Search optimization. CSS. The various JS frameworks. Probably more that I want to ignore right now.
Throw it in your solution, you can charge more for it. Doesn’t matter if it improves anything or not.
Ok, but let’s go all the way back to “the internet” in general.
The .com bubble did eventually collapse though. So…
You can only use that as leverage if some companies legitimately want that.
The reason it’s being pushed even though nobody wants it is…drumroll defrauding investors!
Even if you’re not an AI company, you want AI in it to mislead investors of your own. Basically slapping AI on your branding, and nothing else, increases your stock value.
Just like adding “dotcom” to your business name increased it’s value. Until it didn’t.

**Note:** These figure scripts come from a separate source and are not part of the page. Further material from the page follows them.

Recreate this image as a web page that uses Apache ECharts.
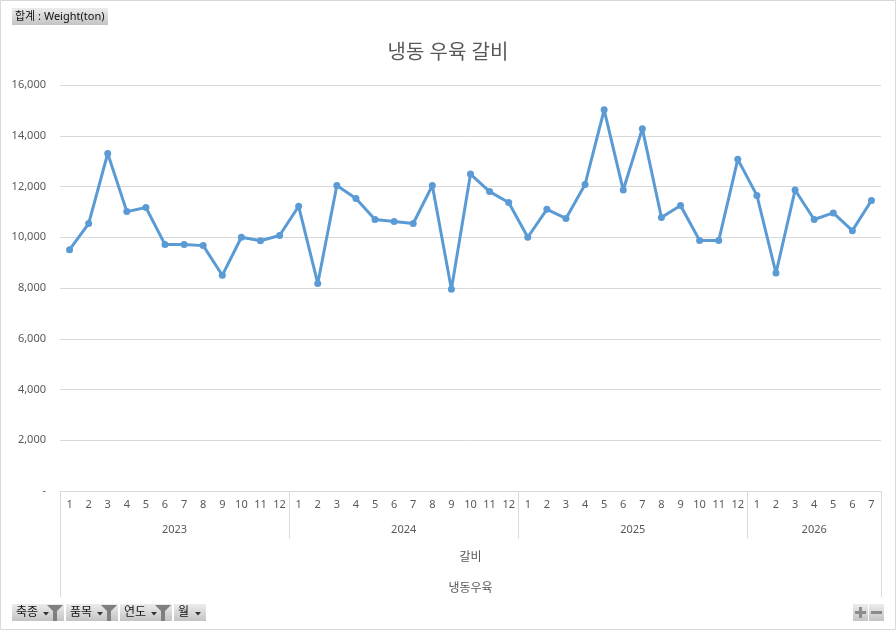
<!DOCTYPE html>
<html>
<head>
<meta charset="utf-8">
<script src="https://cdn.jsdelivr.net/npm/echarts@6/dist/echarts.min.js"></script>
<style>html,body{margin:0;padding:0;background:#fff;}#c{width:896px;height:630px;}</style>
</head>
<body>
<div id="c"></div>
<script>
const years = ['2023', '2024', '2025', '2026'];
const monthsPerYear = [12, 12, 12, 7];
const v2023 = [9510, 10540, 13300, 11010, 11170, 9710, 9710, 9670, 8500, 10000, 9860, 10070];
const v2024 = [11220, 8180, 12040, 11530, 10700, 10620, 10540, 12040, 7950, 12490, 11800, 11370];
const v2025 = [10000, 11100, 10740, 12080, 15020, 11860, 14280, 10780, 11250, 9870, 9870, 13070];
const v2026 = [11650, 8590, 11860, 10700, 10960, 10260, 11450];
const yTicks = [0, 2000, 4000, 6000, 8000, 10000, 12000, 14000, 16000];
const title = '냉동 우육 갈비';
const level2 = '갈비';
const level3 = '냉동우육';

const categories = [];
monthsPerYear.forEach((n, yi) => { for (let m = 1; m <= n; m++) categories.push(years[yi] + '-' + m); });
const values = [].concat(v2023, v2024, v2025, v2026);
const total = categories.length;
const bounds = []; let acc = 0;
monthsPerYear.forEach(n => { acc += n; bounds.push(acc); });
const innerBounds = bounds.slice(0, -1);
const centers = []; let st = 0;
monthsPerYear.forEach(n => { centers.push(st + n / 2); st += n; });

const FONT = '"Noto Sans", "Noto Sans CJK KR", sans-serif';
const TXT = '#595959';
const LINE = '#d9d9d9';

const btnGrad = new echarts.graphic.LinearGradient(0, 0, 0, 1, [
  { offset: 0, color: '#ececec' }, { offset: 1, color: '#c4c4c4' }
]);
function button(x, w, label, funnel) {
  const els = [
    { type: 'rect', shape: { x: x, y: 604, width: w, height: 17 }, style: { fill: btnGrad } },
    { type: 'text', style: { x: x + 4, y: 612.5, text: label, font: '12px ' + FONT, fill: '#111', verticalAlign: 'middle' } },
  ];
  const ax = funnel ? x + w - 21 : x + w - 11;
  els.push({ type: 'polygon', shape: { points: [[ax, 612], [ax + 6, 612], [ax + 3, 615.5]] }, style: { fill: '#333' } });
  if (funnel) {
    const fx = x + w - 17;
    els.push({ type: 'polygon', shape: { points: [[fx, 605], [fx + 16, 605], [fx + 10, 611], [fx + 10, 621], [fx + 6, 621], [fx + 6, 611]] }, style: { fill: '#7f7f7f' } });
  }
  return els;
}

const graphics = [
  { type: 'rect', shape: { x: 0.5, y: 0.5, width: 895, height: 629 }, style: { fill: 'none', stroke: '#d9d9d9', lineWidth: 1 } },
  { type: 'rect', shape: { x: 12, y: 8, width: 96, height: 17 }, style: { fill: btnGrad } },
  { type: 'text', style: { x: 15, y: 16.5, text: '합계 : Weight(ton)', font: '11px ' + FONT, fill: '#111', verticalAlign: 'middle' } },
  ...button(12, 52, '축종', true),
  ...button(66, 52, '품목', true),
  ...button(120, 52, '연도', true),
  ...button(174, 32, '월', false),
  { type: 'rect', shape: { x: 853, y: 604, width: 15, height: 17 }, style: { fill: btnGrad } },
  { type: 'rect', shape: { x: 869, y: 604, width: 15, height: 17 }, style: { fill: btnGrad } },
  { type: 'rect', shape: { x: 855, y: 611, width: 11, height: 3 }, style: { fill: '#8c8c8c' } },
  { type: 'rect', shape: { x: 859, y: 607, width: 3, height: 11 }, style: { fill: '#8c8c8c' } },
  { type: 'rect', shape: { x: 871, y: 611, width: 11, height: 3 }, style: { fill: '#8c8c8c' } },
];

const chart = echarts.init(document.getElementById('c'));
chart.setOption({
  animation: false,
  backgroundColor: '#fff',
  title: { text: title, left: 'center', top: 38, textStyle: { fontFamily: FONT, fontSize: 20, fontWeight: 'normal', color: TXT } },
  grid: { left: 60, right: 15, top: 85, bottom: 139, containLabel: false },
  xAxis: [
    {
      type: 'category', data: categories, boundaryGap: true, position: 'bottom',
      axisLine: { show: true, lineStyle: { color: LINE, width: 1 } },
      axisTick: { show: false },
      axisLabel: { interval: 0, margin: 8, color: TXT, fontSize: 11, fontFamily: FONT, formatter: v => v.split('-')[1] },
      splitLine: { show: false }
    },
    {
      type: 'value', min: 0, max: total, position: 'bottom',
      axisLine: { show: false },
      axisTick: { show: true, customValues: innerBounds, length: 47, lineStyle: { color: LINE } },
      axisLabel: { show: true, customValues: centers, margin: 33, color: TXT, fontSize: 11, fontFamily: FONT,
        formatter: v => { const i = centers.indexOf(v); return i >= 0 ? years[i] : ''; } },
      splitLine: { show: false }
    },
    {
      type: 'value', min: 0, max: total, position: 'bottom',
      axisLine: { show: false },
      axisTick: { show: true, customValues: [0, total], length: 106, lineStyle: { color: LINE } },
      axisLabel: { show: true, customValues: [total / 2], margin: 61, color: TXT, fontSize: 12, fontFamily: FONT, formatter: () => level2 },
      name: level3, nameLocation: 'middle', nameGap: 92, nameTextStyle: { color: TXT, fontSize: 12, fontFamily: FONT },
      splitLine: { show: false }
    }
  ],
  yAxis: {
    type: 'value', min: yTicks[0], max: yTicks[yTicks.length - 1], interval: yTicks[1] - yTicks[0],
    axisLine: { show: false }, axisTick: { show: false },
    axisLabel: { margin: 14, color: TXT, fontSize: 11, fontFamily: FONT,
      formatter: v => v === 0 ? '-' : v.toLocaleString('en-US') },
    splitLine: { show: true, lineStyle: { color: LINE, width: 1 } }
  },
  series: [{
    type: 'line', data: values, xAxisIndex: 0,
    symbol: 'circle', symbolSize: 7,
    lineStyle: { color: '#5b9bd5', width: 3 },
    itemStyle: { color: '#5b9bd5' }
  }],
  graphic: graphics
});
</script>
</body>
</html>
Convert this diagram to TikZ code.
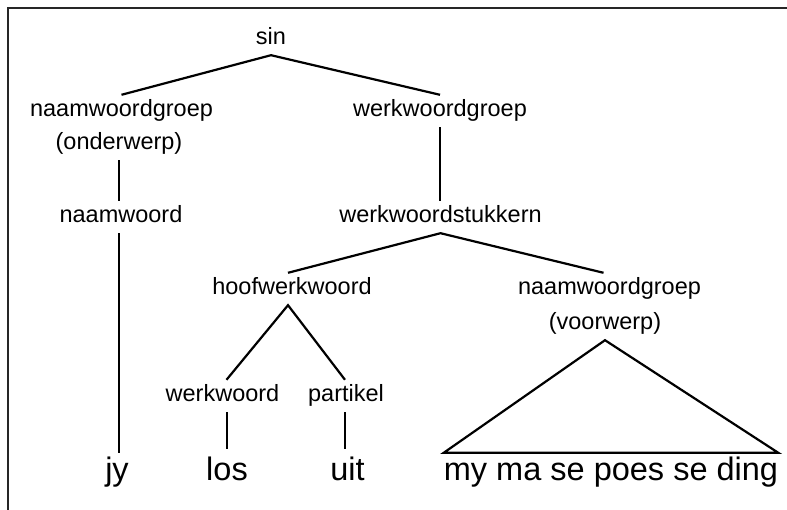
\documentclass[tikz,border=0pt]{standalone}
\usepackage{fontspec}
\setmainfont{Liberation Sans}
\begin{document}
\begin{tikzpicture}[x=1pt,y=-1pt,
  lbl/.style={font=\fontsize{23.5}{28}\selectfont, text height=15pt, text depth=3pt, inner ysep=7pt, inner xsep=0pt, anchor=base},
  word/.style={font=\fontsize{32.5}{38}\selectfont, text height=22pt, text depth=7pt, inner ysep=5pt, inner xsep=0pt, anchor=base},
  edge/.style={line width=2.2pt},
  frame/.style={line width=2.4pt, draw=black!85}]
\useasboundingbox (0,0) rectangle (787,510);
\draw[frame] (788,8) -- (8,8) -- (8,511);
% nodes
\node[lbl] (sin) at (271,45) {sin};
\node[lbl] (nwg1) at (121.5,117) {naamwoordgroep};
\node[lbl] (nwr) at (119,150) {(onderwerp)};
\node[lbl] (wwg) at (440,117) {werkwoordgroep};
\node[lbl] (nw) at (121,223) {naamwoord};
\node[lbl] (wwsk) at (440.5,223) {werkwoordstukkern};
\node[lbl] (hoof) at (292,295) {hoofwerkwoord};
\node[lbl] (nwg2) at (609.5,295) {naamwoordgroep};
\node[lbl] (vw) at (605,330) {(voorwerp)};
\node[lbl] (ww) at (222.5,402) {werkwoord};
\node[lbl] (part) at (346,402) {partikel};
\node[word] (jy) at (117,480) {jy};
\node[word] (los) at (227,480) {los};
\node[word] (uit) at (347.5,480) {uit};
\node[word] (ding) at (611,480) {my ma se poes se ding};
% connectors
\draw[edge] (nwg1.north) -- (sin.south) -- (wwg.north);
\draw[edge] (nwr.south) -- (nwr.south |- nw.north);
\draw[edge] (nwr.south |- nw.south) -- (nwr.south |- jy.north);
\draw[edge] (wwg.south) -- (wwg.south |- wwsk.north);
\draw[edge] ([xshift=-4pt]hoof.north) -- (wwsk.south) -- ([xshift=-6pt]nwg2.north);
\draw[edge] ([xshift=4pt]ww.north) -- ([xshift=-4pt]hoof.south) -- ([xshift=-1pt]part.north);
\draw[edge, shorten >=4pt] (los.north |- ww.south) -- (los.north);
\draw[edge, shorten >=4pt] ([xshift=-1pt]part.south) -- ([xshift=-1pt]part.south |- uit.north);
\draw[edge, line join=miter] (vw.south) -- (ding.north east) -- (ding.north west) -- cycle;
\end{tikzpicture}
\end{document}
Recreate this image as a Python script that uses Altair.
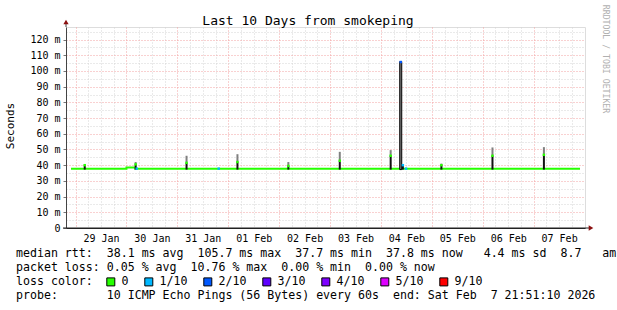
import altair as alt
import pandas as pd

MONO = "DejaVu Sans Mono"

# ---------------- data ----------------
START = "2026-01-28T21:51:10Z"
END = "2026-02-07T21:51:10Z"

# median rtt baseline (ms), step series
base_time = ["2026-01-28T21:51:10Z", "2026-01-30T00:00:00Z", "2026-01-30T04:10:00Z", "2026-02-07T21:51:10Z"]
base_rtt = [37.8, 38.6, 37.8, 37.8]

# daily spikes: time, smoke low, median, smoke high, loss
spike_time = ["2026-01-29T04:20:00Z", "2026-01-30T04:20:00Z", "2026-01-31T04:20:00Z",
              "2026-02-01T04:20:00Z", "2026-02-02T04:20:00Z", "2026-02-03T04:35:00Z",
              "2026-02-04T04:35:00Z", "2026-02-04T09:20:00Z", "2026-02-04T10:20:00Z",
              "2026-02-05T04:30:00Z", "2026-02-06T04:35:00Z", "2026-02-07T04:50:00Z"]
spike_low = [37.2, 37.2, 37.2, 37.2, 37.2, 37.2, 37.2, 37.2, 37.2, 37.2, 37.2, 37.2]
spike_median = [40.0, 40.5, 41.5, 42.0, 39.5, 42.8, 46.0, 105.7, 40.0, 40.0, 46.0, 46.6]
spike_smoke = [40.5, 42.0, 46.0, 47.0, 42.0, 48.5, 49.6, 106.0, 40.5, 41.0, 51.3, 51.5]
spike_loss = ["0", "0", "0", "0", "0", "0", "0", "2/10", "1/10", "0", "0", "0"]

# other loss events on the median line
event_time = ["2026-01-30T04:50:00Z", "2026-01-31T19:30:00Z", "2026-02-04T11:50:00Z"]
event_rtt = [37.8, 37.8, 37.8]
event_loss = ["1/10", "1/10", "1/10"]

loss_labels = ["0", "1/10", "2/10", "3/10", "4/10", "5/10", "9/10"]
loss_colors = ["#26ff00", "#00b8ff", "#0059ff", "#5e00ff", "#7e00ff", "#dd00ff", "#ff0000"]

y_tick_values = list(range(0, 130, 5))

stats_lines = [
    "median rtt:  38.1 ms avg  105.7 ms max  37.7 ms min  37.8 ms now   4.4 ms sd  8.7   am",
    "packet loss: 0.05 % avg  10.76 % max  0.00 % min  0.00 % now",
    "loss color:",
    "probe:       10 ICMP Echo Pings (56 Bytes) every 60s  end: Sat Feb  7 21:51:10 2026",
]
title_text = "Last 10 Days from smokeping"
y_title = "Seconds"
watermark = "RRDTOOL / TOBI OETIKER"


def to_ms(s):
    return int(pd.Timestamp(s).value // 1_000_000)


base_df = pd.DataFrame({"t": [to_ms(s) for s in base_time], "rtt": base_rtt})
spike_df = pd.DataFrame({
    "t": [to_ms(s) for s in spike_time],
    "lo": spike_low, "med": spike_median, "hi": spike_smoke, "loss": spike_loss,
})
marker_df = pd.concat([
    pd.DataFrame({"t": [to_ms(s) for s in spike_time], "rtt": spike_median, "loss": spike_loss}),
    pd.DataFrame({"t": [to_ms(s) for s in event_time], "rtt": event_rtt, "loss": event_loss}),
], ignore_index=True)

x_ticks = [int(t.value // 1_000_000) for t in pd.date_range("2026-01-29T00:00:00Z", "2026-02-07T18:00:00Z", freq="6h")]

x_scale = alt.Scale(type="utc", domain=[to_ms(START), to_ms(END)], nice=False)
y_scale = alt.Scale(domain=[0, 128], nice=False, zero=True)

RED_GRID = "#f3a3a3"
GRAY_GRID = "#d4d4d4"

x_axis = alt.Axis(
    values=x_ticks, title=None, grid=True,
    gridColor={"condition": {"test": "utchours(datum.value) === 0", "value": RED_GRID}, "value": GRAY_GRID},
    gridDash=[1, 2], gridWidth=1, ticks=False,
    domainColor="#222", domainWidth=1,
    labelExpr="utchours(datum.value) === 12 ? utcFormat(datum.value, '%d %b') : ''",
    labelFont=MONO, labelFontSize=10, labelColor="#000", labelPadding=5,
    labelOverlap=False, labelFlush=False, labelBound=False,
)
y_axis = alt.Axis(
    values=y_tick_values, title=None, grid=True,
    gridColor={"condition": {"test": "datum.value % 10 === 0", "value": RED_GRID}, "value": GRAY_GRID},
    gridDash=[1, 2], gridWidth=1,
    ticks=True, tickSize=3, tickColor="#777",
    tickOpacity={"condition": {"test": "datum.value % 10 === 0", "value": 1}, "value": 0},
    domainColor="#444", domainWidth=1,
    labelExpr="datum.value % 10 !== 0 ? '' : (datum.value === 0 ? '0\u00a0\u00a0' : datum.value + '\u00a0m')",
    labelFont=MONO, labelFontSize=10, labelColor="#000", labelPadding=3,
    labelOverlap=False, labelBound=False, labelFlush=False,
)

X = alt.X("t:T", scale=x_scale, axis=x_axis, title=None)

baseline = alt.Chart(base_df).mark_line(interpolate="step-after", color="#26ff00", strokeWidth=2, strokeCap="butt").encode(
    x=X,
    y=alt.Y("rtt:Q", scale=y_scale, axis=y_axis, title=None),
)

smoke = alt.Chart(spike_df).transform_filter("datum.hi < 100").mark_bar(size=2, color="#808080").encode(
    x=X,
    y=alt.Y("med:Q", scale=y_scale, axis=y_axis, title=None),
    y2="hi:Q",
)
black = alt.Chart(spike_df).transform_filter("datum.hi < 100").mark_bar(size=2, color="#111").encode(
    x=X,
    y=alt.Y("lo:Q", scale=y_scale, axis=y_axis, title=None),
    y2="med:Q",
)
big = alt.Chart(spike_df).transform_filter("datum.hi >= 100").mark_bar(size=2, fill="#7a7a7a", stroke="#000", strokeWidth=1).encode(
    x=X,
    y=alt.Y("lo:Q", scale=y_scale, axis=y_axis, title=None),
    y2="hi:Q",
)

markers = alt.Chart(marker_df).mark_square(size=6, opacity=1, filled=True).encode(
    x=X,
    y=alt.Y("rtt:Q", scale=y_scale, axis=y_axis, title=None),
    color=alt.Color("loss:N", scale=alt.Scale(domain=loss_labels, range=loss_colors),
                    legend=alt.Legend(orient="none", legendX=39, legendY=249, direction="horizontal",
                                      columns=7, symbolType="square", symbolSize=64,
                                      symbolStrokeColor="#000", symbolStrokeWidth=1, symbolOpacity=1,
                                      labelFont=MONO, labelFontSize=11.6, labelColor="#000",
                                      labelOffset=5, columnPadding=13, title=None, padding=0)),
)

one = alt.Data(values=[{}])


def text_layer(txt, x, y, **kw):
    return alt.Chart(one).mark_text(text=txt, **kw).encode(x=alt.value(x), y=alt.value(y))


layers = [baseline, smoke, black, big, markers]

# axis extensions and arrows
layers.append(alt.Chart(one).mark_rule(color="#444").encode(x=alt.value(0), y=alt.value(-4), y2=alt.value(0)))
layers.append(alt.Chart(one).mark_rule(color="#222").encode(x=alt.value(-3), x2=alt.value(524), y=alt.value(201)))
layers.append(alt.Chart(one).mark_point(shape="triangle-up", filled=True, size=28, opacity=1, color="#8b1010").encode(x=alt.value(0), y=alt.value(-5)))
layers.append(alt.Chart(one).mark_point(shape="triangle-right", filled=True, size=28, opacity=1, color="#8b1010").encode(x=alt.value(525), y=alt.value(201)))

# texts
layers.append(text_layer(title_text, 242, -2.5, font=MONO, fontSize=13, color="#000", align="center", baseline="alphabetic"))
layers.append(text_layer(y_title, -55.5, 99, font=MONO, fontSize=11, color="#000", align="center", baseline="middle", angle=270))
layers.append(text_layer(watermark.replace(" ", "\u00a0"), 539, 32, font=MONO, fontSize=8.2, color="#b0b0b0", align="center", baseline="middle", angle=90))
line_y = [227, 241, 255, 269]
for txt, yy in zip(stats_lines, line_y):
    layers.append(text_layer(txt.replace(" ", "\u00a0"), -50, yy, font=MONO, fontSize=11.6, color="#000", align="left", baseline="middle"))

chart = alt.layer(*layers).properties(
    width=519, height=201,
    padding={"left": 66, "top": 27, "right": 32, "bottom": 82},
    autosize=alt.AutoSizeParams(type="none"),
).configure_view(stroke=None).configure(background="white")

chart.save("out.html", embed_options={"renderer": "svg", "actions": False})
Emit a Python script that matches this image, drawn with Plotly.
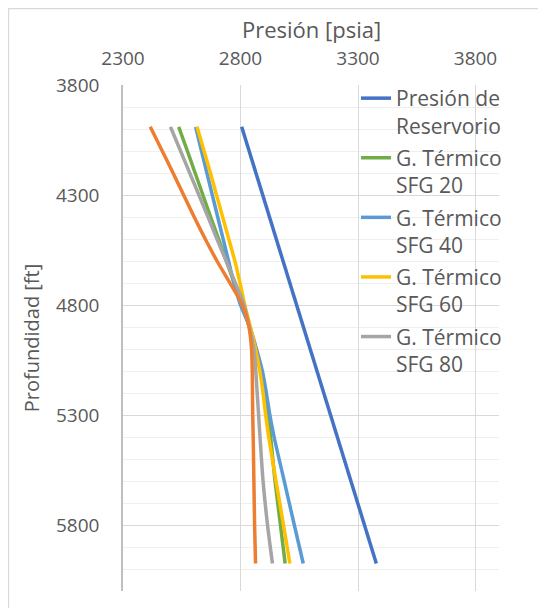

9/10 people “investing” know it’s bullshit, they’re just gambling with other degenerates in a weird game of chair-circle or whatever the fuck that childhood gane was called.
our entire economy has been around facilitating speculation, because it “increases liquidity”, so now we have a nation of gamblers where noone wants to work…and why would they when work is punished
My company bought a blockchain company with the same reasoning. They divested in blockchain as soon as the fad ended.
The rich want the tech to progress to the point that their control of society can be automated as a layer of protection.
Yuuup. To corroborate your story, my friend was making a pitch deck for her start up and AI isn’t particularly useful for her product. She wanted me to help her draft some copy as a favor and when I gave her an already rose colored write up, she insisted I mention AI.
I just added “AI powered” to a couple bullet points and called it a day, but she’ll be lying through her teeth to get those contacts. Ah, capitalism. -_-
AI is such a broad term that I’m sure they have something that qualifies.
Yeah, somewhere in the pipeline I think they even have NLP so that’s sorta right. Ain’t an LLM but certainly AI, lol.

Oh wow, thanks for sharing. And buzzwords and this kind of marketing have a long tradition. I’d like to mention that generally it can be quite problematic if people are looking for the cheapest option and then they don’t really look at the features they need and if a solution aligns with the own business, but they look at some buzzwords instead. I mean you’ll end up with a HD-ready, AI enabled, Industry 5.0 and Web3.0 mobile-first process management solution that way. But probably the one from the shadiest company. I don’t think the suppliers are stupid. It mainly incentivises them to slap stickers on top and deceive their customers. Or sell a product which doesn’t fit.